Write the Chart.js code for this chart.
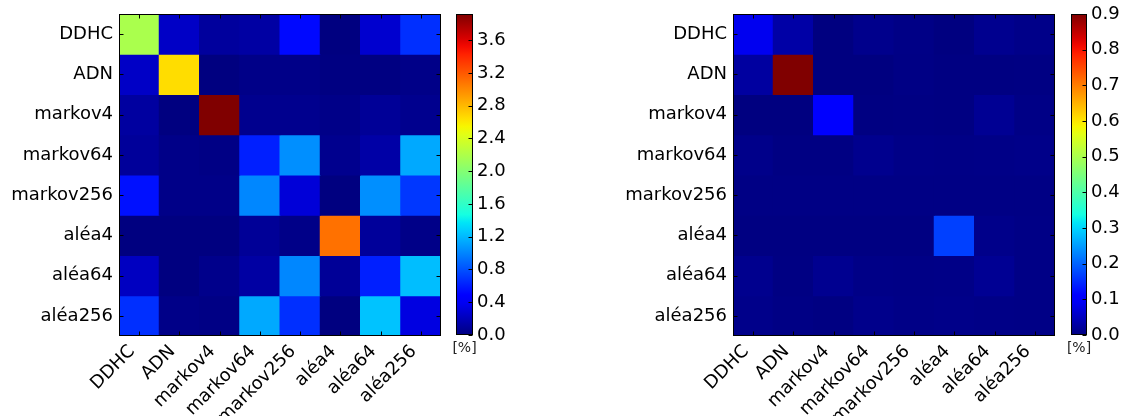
<!DOCTYPE html>
<html>
<head>
<meta charset="utf-8">
<script src="https://cdn.jsdelivr.net/npm/chart.js@4.4.1/dist/chart.umd.min.js"></script>
<style>
  html, body { margin: 0; padding: 0; background: #fff; }
  #wrap { position: relative; width: 1129px; height: 416px; overflow: hidden; }
  canvas { position: absolute; top: 0; }
</style>
</head>
<body>
<div id="wrap">
  <canvas id="h1" width="460" height="416" style="left:0px"></canvas>
  <canvas id="c1" width="100" height="416" style="left:440px"></canvas>
  <canvas id="h2" width="520" height="416" style="left:560px"></canvas>
  <canvas id="c2" width="79" height="416" style="left:1050px"></canvas>
</div>
<script>
// ---------------- data ----------------
const categories = ['DDHC', 'ADN', 'markov4', 'markov64', 'markov256', 'aléa4', 'aléa64', 'aléa256'];

// left matrix, rows = categories (top to bottom), columns = categories (left to right), in %
const leftValues = [
  [2.18, 0.24, 0.10, 0.12, 0.52, 0.00, 0.27, 0.67],
  [0.24, 2.65, 0.00, 0.03, 0.03, 0.01, 0.01, 0.03],
  [0.11, 0.00, 3.92, 0.05, 0.05, 0.03, 0.08, 0.05],
  [0.09, 0.03, 0.02, 0.61, 1.04, 0.05, 0.13, 1.14],
  [0.55, 0.03, 0.03, 1.01, 0.30, 0.00, 1.04, 0.70],
  [0.00, 0.00, 0.00, 0.08, 0.03, 3.10, 0.09, 0.03],
  [0.22, 0.00, 0.04, 0.12, 1.01, 0.08, 0.61, 1.22],
  [0.67, 0.03, 0.02, 1.14, 0.67, 0.00, 1.24, 0.33]
];
// right matrix, in %
const rightValues = [
  [0.087, 0.030, 0.000, 0.010, 0.005, 0.000, 0.012, 0.007],
  [0.025, 0.900, 0.000, 0.000, 0.004, 0.002, 0.002, 0.003],
  [0.000, 0.000, 0.103, 0.002, 0.003, 0.002, 0.015, 0.005],
  [0.008, 0.003, 0.003, 0.011, 0.006, 0.005, 0.006, 0.007],
  [0.004, 0.004, 0.004, 0.004, 0.004, 0.004, 0.004, 0.004],
  [0.002, 0.002, 0.002, 0.002, 0.002, 0.169, 0.008, 0.005],
  [0.011, 0.003, 0.013, 0.006, 0.005, 0.006, 0.015, 0.005],
  [0.008, 0.004, 0.002, 0.009, 0.006, 0.007, 0.006, 0.005]
];

const leftMax = 3.92;
const rightMax = 0.9;
const leftTicks = [0.0, 0.4, 0.8, 1.2, 1.6, 2.0, 2.4, 2.8, 3.2, 3.6];
const rightTicks = [0.0, 0.1, 0.2, 0.3, 0.4, 0.5, 0.6, 0.7, 0.8, 0.9];
const unitLabel = '[%]';

// ---------------- jet colormap ----------------
function interp(x, xs, ys) {
  if (x <= xs[0]) return ys[0];
  for (let i = 1; i < xs.length; i++) {
    if (x <= xs[i]) {
      const t = (x - xs[i - 1]) / (xs[i] - xs[i - 1]);
      return ys[i - 1] + t * (ys[i] - ys[i - 1]);
    }
  }
  return ys[ys.length - 1];
}
function jet(t) {
  t = Math.max(0, Math.min(1, t));
  const r = interp(t, [0, 0.35, 0.66, 0.89, 1], [0, 0, 1, 1, 0.5]);
  const g = interp(t, [0, 0.125, 0.375, 0.64, 0.91, 1], [0, 0, 1, 1, 0, 0]);
  const b = interp(t, [0, 0.11, 0.34, 0.65, 1], [0.5, 1, 1, 0, 0]);
  return 'rgb(' + Math.round(r * 255) + ',' + Math.round(g * 255) + ',' + Math.round(b * 255) + ')';
}

Chart.defaults.font.family = "'DejaVu Sans', sans-serif";
Chart.defaults.color = '#000';

// frame + inward tick marks (matplotlib style) + optional unit label under the area
const framePlugin = {
  id: 'frame',
  afterDraw(chart, args, opts) {
    const { ctx, chartArea: a } = chart;
    ctx.save();
    ctx.strokeStyle = '#000';
    ctx.lineWidth = 1;
    const L = Math.round(a.left) + 0.5, R = Math.round(a.right) - 0.5;
    const T = Math.round(a.top) + 0.5, B = Math.round(a.bottom) - 0.5;
    ctx.strokeRect(L, T, R - L, B - T);
    const len = 4;
    ctx.beginPath();
    if (opts.xTicks) {
      const xs = chart.scales.x;
      xs.ticks.forEach((t, i) => {
        const px = Math.round(xs.getPixelForTick(i)) + 0.5;
        ctx.moveTo(px, B); ctx.lineTo(px, B - len);
        ctx.moveTo(px, T); ctx.lineTo(px, T + len);
      });
    }
    if (opts.yTicks) {
      const ys = chart.scales.y;
      ys.ticks.forEach((t, i) => {
        const py = Math.round(ys.getPixelForTick(i)) + 0.5;
        if (opts.yLeft) { ctx.moveTo(L, py); ctx.lineTo(L + len, py); }
        ctx.moveTo(R, py); ctx.lineTo(R - len, py);
      });
    }
    ctx.stroke();
    if (opts.unit) {
      ctx.fillStyle = '#222';
      ctx.font = "14px 'DejaVu Sans', sans-serif";
      ctx.textAlign = 'center';
      ctx.textBaseline = 'middle';
      ctx.fillText(opts.unit, (a.left + a.right) / 2, a.bottom + 13);
    }
    ctx.restore();
  }
};

function heatmap(id, values, vmax, yAxisWidth, rightPad) {
  const datasets = categories.map((rowName, i) => ({
    label: rowName,
    data: categories.map(() => 1),
    backgroundColor: values[i].map(v => jet(v / vmax)),
    borderWidth: 0,
    inflateAmount: 0.5,
    barPercentage: 1,
    categoryPercentage: 1
  }));
  new Chart(document.getElementById(id), {
    type: 'bar',
    data: { labels: categories, datasets },
    plugins: [framePlugin],
    options: {
      responsive: false,
      animation: false,
      devicePixelRatio: 1,
      layout: { padding: { top: 14, right: rightPad, left: 0, bottom: 0 } },
      plugins: {
        legend: { display: false },
        tooltip: { enabled: false },
        frame: { xTicks: true, yTicks: true, yLeft: true }
      },
      scales: {
        x: {
          type: 'category',
          stacked: true,
          grid: { display: false, drawTicks: false },
          border: { display: false },
          ticks: { font: { size: 18 }, minRotation: 45, maxRotation: 45, autoSkip: false, padding: 5, labelOffset: -7 },
          afterFit(s) { s.height = 80; s.paddingLeft = 0; s.paddingRight = 0; }
        },
        y: {
          type: 'linear',
          stacked: true,
          reverse: true,
          min: 0,
          max: categories.length,
          grid: { display: false, drawTicks: false },
          border: { display: false },
          ticks: {
            font: { size: 18 },
            padding: 6,
            callback: (v, i) => categories[i]
          },
          afterBuildTicks(s) { s.ticks = categories.map((c, i) => ({ value: i + 0.5 })); },
          afterFit(s) { s.width = yAxisWidth; s.paddingTop = 0; s.paddingBottom = 0; }
        }
      }
    }
  });
}

function colorbar(id, vmax, tickValues, leftPad, axisWidth) {
  new Chart(document.getElementById(id), {
    type: 'bar',
    data: {
      labels: [''],
      datasets: [{
        data: [vmax],
        borderWidth: 0,
        barPercentage: 1,
        categoryPercentage: 1,
        backgroundColor(c) {
          const a = c.chart.chartArea;
          if (!a) return '#000080';
          const g = c.chart.ctx.createLinearGradient(0, a.bottom, 0, a.top);
          for (let k = 0; k <= 40; k++) g.addColorStop(k / 40, jet(k / 40));
          return g;
        }
      }]
    },
    plugins: [framePlugin],
    options: {
      responsive: false,
      animation: false,
      devicePixelRatio: 1,
      layout: { padding: { top: 14, left: leftPad, right: 0, bottom: 81 } },
      plugins: {
        legend: { display: false },
        tooltip: { enabled: false },
        frame: { xTicks: false, yTicks: true, yLeft: false, unit: unitLabel }
      },
      scales: {
        x: { display: false },
        y: {
          position: 'right',
          min: 0,
          max: vmax,
          grid: { display: false, drawTicks: false },
          border: { display: false },
          ticks: { font: { size: 18 }, padding: 4, callback: v => Number(v).toFixed(1) },
          afterBuildTicks(s) { s.ticks = tickValues.map(v => ({ value: v })); },
          afterFit(s) { s.width = axisWidth; s.paddingTop = 0; s.paddingBottom = 0; }
        }
      }
    }
  });
}

heatmap('h1', leftValues, leftMax, 119, 19);
colorbar('c1', leftMax, leftTicks, 16, 67);
heatmap('h2', rightValues, rightMax, 173, 25);
colorbar('c2', rightMax, rightTicks, 21, 42);
</script>
</body>
</html>
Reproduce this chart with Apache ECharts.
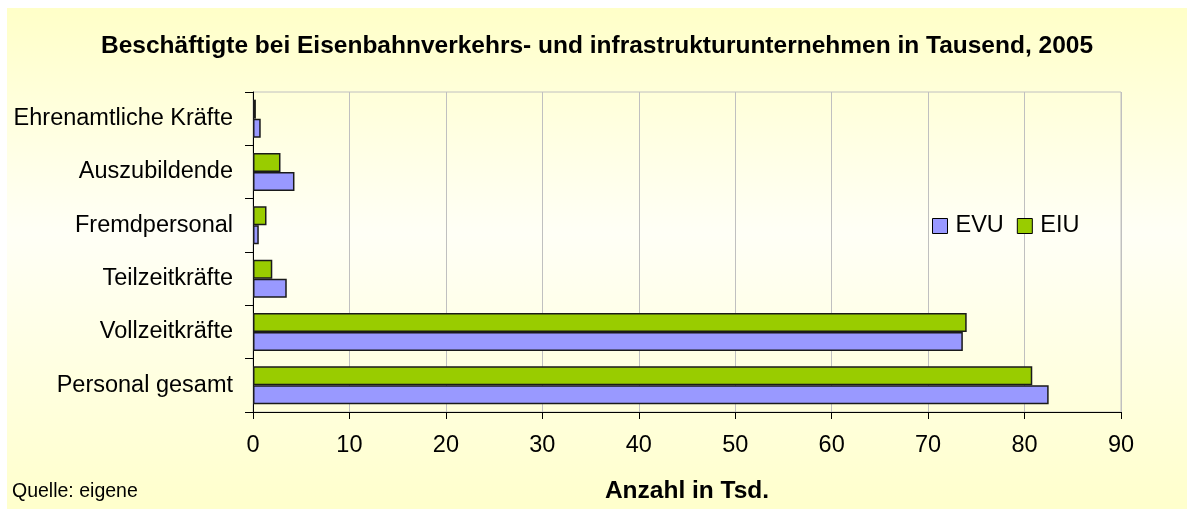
<!DOCTYPE html>
<html>
<head>
<meta charset="utf-8">
<script src="https://cdn.jsdelivr.net/npm/echarts@6/dist/echarts.min.js"></script>
<style>
  html, body { margin: 0; padding: 0; background: #fff; }
  #chart { position: absolute; left: 7px; top: 8px; width: 1180px; height: 501px; }
</style>
</head>
<body>
<div id="chart"></div>
<script>
// categories from bottom to top (category axis starts at the bottom)
var categories = ['Personal gesamt', 'Vollzeitkräfte', 'Teilzeitkräfte', 'Fremdpersonal', 'Auszubildende', 'Ehrenamtliche Kräfte'];
var evu = [82.5, 73.6, 3.5, 0.6, 4.3, 0.8];
var eiu = [80.8, 74.0, 2.0, 1.4, 2.85, 0.3];
var xTicks = [0, 10, 20, 30, 40, 50, 60, 70, 80, 90];

var font = 'Liberation Sans, Arial, sans-serif';

var option = {
  backgroundColor: {
    type: 'linear', x: 0, y: 0, x2: 0, y2: 1,
    colorStops: [
      { offset: 0, color: '#FFFFC8' },
      { offset: 0.45, color: '#FFFFF6' },
      { offset: 1, color: '#FFFFCC' }
    ]
  },
  title: {
    text: 'Beschäftigte bei Eisenbahnverkehrs- und infrastrukturunternehmen in Tausend, 2005',
    left: 'center',
    top: 21,
    textStyle: { fontFamily: font, fontSize: 24.5, fontWeight: 'bold', color: '#000' }
  },
  legend: {
    data: ['EVU', 'EIU'],
    left: 925,
    top: 206,
    padding: 0,
    itemWidth: 15,
    itemHeight: 15,
    itemGap: 13,
    icon: 'rect',
    textStyle: { fontFamily: font, fontSize: 23.5, color: '#000', padding: [0, 0, 0, 3] },
    itemStyle: { borderColor: '#000', borderWidth: 1 }
  },
  graphic: [{
    type: 'text',
    left: 5,
    top: 474,
    style: { text: 'Quelle: eigene', font: '19.5px ' + font, fill: '#000' }
  }],
  grid: {
    left: 246,
    right: 66,
    top: 84,
    bottom: 97,
    show: true,
    borderColor: '#C0C0C0',
    borderWidth: 1,
    backgroundColor: 'transparent'
  },
  xAxis: {
    type: 'value',
    min: 0,
    max: 90,
    interval: 10,
    name: 'Anzahl in Tsd.',
    nameLocation: 'middle',
    nameGap: 67,
    nameTextStyle: { fontFamily: font, fontSize: 24.5, fontWeight: 'bold', color: '#000' },
    axisLine: { show: true, lineStyle: { color: '#000', width: 1 } },
    axisTick: { show: true, length: 7, lineStyle: { color: '#000' } },
    axisLabel: {
      margin: 22,
      fontFamily: font, fontSize: 23.5, color: '#000',
      formatter: function (v) { return xTicks.indexOf(v) >= 0 ? String(v) : ''; }
    },
    splitLine: { show: true, lineStyle: { color: '#C0C0C0', width: 1 } }
  },
  yAxis: {
    type: 'category',
    data: categories,
    axisLine: { show: true, lineStyle: { color: '#000', width: 1 } },
    axisTick: { show: true, length: 8, lineStyle: { color: '#000' } },
    axisLabel: { margin: 20, fontFamily: font, fontSize: 23.5, color: '#000' },
    splitLine: { show: false }
  },
  // EIU first so it sits above EVU in each band, legend keeps EVU first
  series: [
    {
      name: 'EIU',
      type: 'bar',
      data: eiu,
      barWidth: 19,
      barGap: '0%',
      itemStyle: { color: '#99CC00', borderColor: '#1a1a1a', borderWidth: 1.5 }
    },
    {
      name: 'EVU',
      type: 'bar',
      data: evu,
      barWidth: 19,
      barGap: '0%',
      itemStyle: { color: '#9999FF', borderColor: '#1a1a1a', borderWidth: 1.5 }
    }
  ]
};

var chart = echarts.init(document.getElementById('chart'));
chart.setOption(option);
</script>
</body>
</html>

# SHORT PROBLEM:
Extract exactly, and only, the lines from the one with "Reproduce this chart with Apache ECharts." to the one with "var font = 'Liberation", both ends counted. Leave the images behind.

# WRITTEN ANSWER:
Reproduce this chart with Apache ECharts.
<!DOCTYPE html>
<html>
<head>
<meta charset="utf-8">
<script src="https://cdn.jsdelivr.net/npm/echarts@6/dist/echarts.min.js"></script>
<style>
  html, body { margin: 0; padding: 0; background: #fff; }
  #chart { position: absolute; left: 7px; top: 8px; width: 1180px; height: 501px; }
</style>
</head>
<body>
<div id="chart"></div>
<script>
// categories from bottom to top (category axis starts at the bottom)
var categories = ['Personal gesamt', 'Vollzeitkräfte', 'Teilzeitkräfte', 'Fremdpersonal', 'Auszubildende', 'Ehrenamtliche Kräfte'];
var evu = [82.5, 73.6, 3.5, 0.6, 4.3, 0.8];
var eiu = [80.8, 74.0, 2.0, 1.4, 2.85, 0.3];
var xTicks = [0, 10, 20, 30, 40, 50, 60, 70, 80, 90];

var font = 'Liberation Sans, Arial, sans-serif';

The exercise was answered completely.